The 'adultery is bad, mmkay' objection is just -odd-, though this is a pretty extreme case of it, I suppose. I personally only care about adultery if we've been set up in the story to root for or identify with the committed couple-- if the story is -about- them, then I'm really pissed abotu adultery, and if the story isn't then I don't care. In other words, I have no morals, only more romanticism to offer~:)
I do think people used to watch movies in a more sophisticated fashion several decades ago, but I also think people used to expect different things from them & movies used to be -made- differently, with different goals & intelligence levels in mind. Now, most movies -are- made almost entirely for entertainment, and they didn't used to be in quite the same way. It's all interconnected, I think, the shifts in watching with the shifts in creating. The creators probably blame the audience for setting the trends and vice versa; in general, also, pop culture used to be more-- um-- intellectual, just a bit.

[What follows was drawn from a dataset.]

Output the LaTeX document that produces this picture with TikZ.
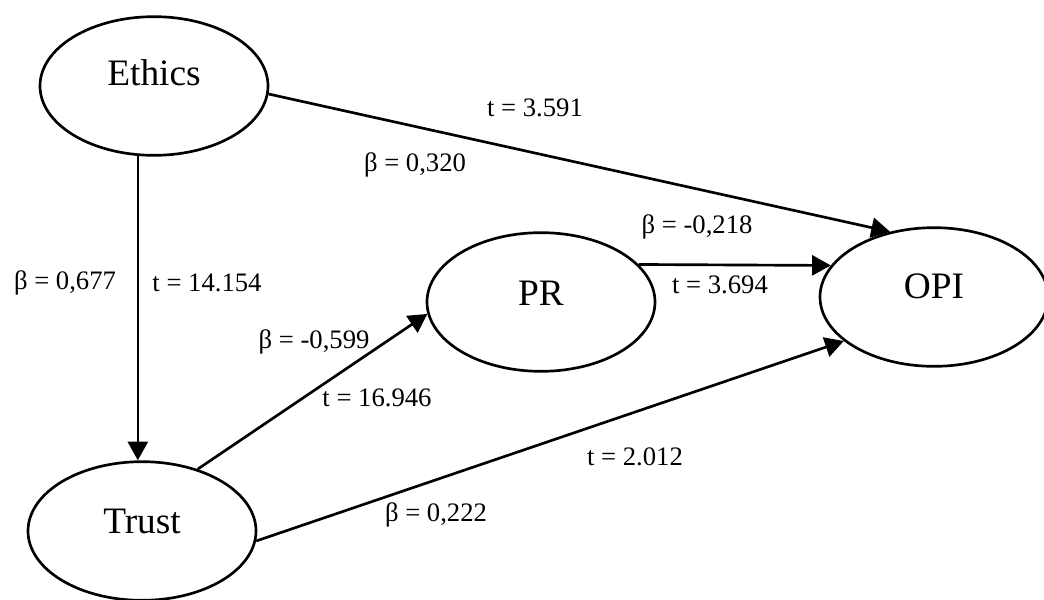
\documentclass[tikz,border=0pt]{standalone}
\usepackage{fontspec}
\setmainfont{Liberation Serif}
\usetikzlibrary{shapes.geometric,arrows.meta}
\tikzset{
  latent/.style={draw,ellipse,line width=2pt,minimum width=171pt,minimum height=104pt,
    inner sep=0pt,font=\fontsize{28}{30}\selectfont},
  coef/.style={inner sep=0pt,font=\fontsize{20}{22}\selectfont},
  path/.style={line width=2pt,-{Triangle[length=14pt,width=15pt]}}
}

\begin{document}
\begin{tikzpicture}[x=0.75pt,y=-0.75pt]
      \useasboundingbox (0,0) rectangle (1044,599);
      \path
      (154,86) node[latent](ethics) {}
      (142,531) node[latent](trust) {}
      (541,302) node[latent](pr) {}
      (934,297) node[latent](opi) {}
      ;
      \path
      (154,73) node[font=\fontsize{28}{30}\selectfont] {Ethics}
      (142,521) node[font=\fontsize{28}{30}\selectfont] {Trust}
      (541,293) node[font=\fontsize{28}{30}\selectfont] {PR}
      (934,286) node[font=\fontsize{28}{30}\selectfont] {OPI}
      ;

      \draw[path] (ethics.257) -- (ethics.257 |- trust.north);
      \draw[path] (ethics.-4.5) -- (opi.124);
      \draw[path] (pr.21) -- (opi.163);
      \draw[path] (trust.48) -- (pr.186.5);
      \draw[path] (trust.-5.5) -- (opi.206.6);

      \path
      (535,108) node[coef](t13) {t = 3.591}
      (415,165) node[coef](b13) {β = 0,320}
      (697,227) node[coef](b23) {β = -0,218}
      (720,285) node[coef](t23) {t = 3.694}
      (65,283) node[coef](b12) {β = 0,677}
      (207,283) node[coef](t12) {t = 14.154}
      (314,342) node[coef](b42) {β = -0,599}
      (377,398) node[coef](t42) {t = 16.946}
      (635,457) node[coef](t43) {t = 2.012}
      (436,515) node[coef](b43) {β = 0,222}
      ;
    \end{tikzpicture}
\end{document}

It's kind of depressing that you're supposed to always choose your family & be uncomplicatedly happy, but those are the dumb 'family' oriented movies, also. There's this recent film with Richard Gere as an academic and his over-achieving daughter that didn't seem to fit into that mold. In general... I do think it's possible not to regret your choices in life, but for that you must know both who you are & what you want, and most people find that difficult. However, the way I see it, if you don't know these things, you've sort of... failed in a major way (well, yeah, so most people have failed, in terms of self-realization). Not that nostalgia or vague wondering is 'wrong', of course it isn't, but when you know and you're really satisfied with what you're doing by and large, doing something else seems like an academic exercise. Compromise is inevitable, naturally, but I still don't think you have to give in....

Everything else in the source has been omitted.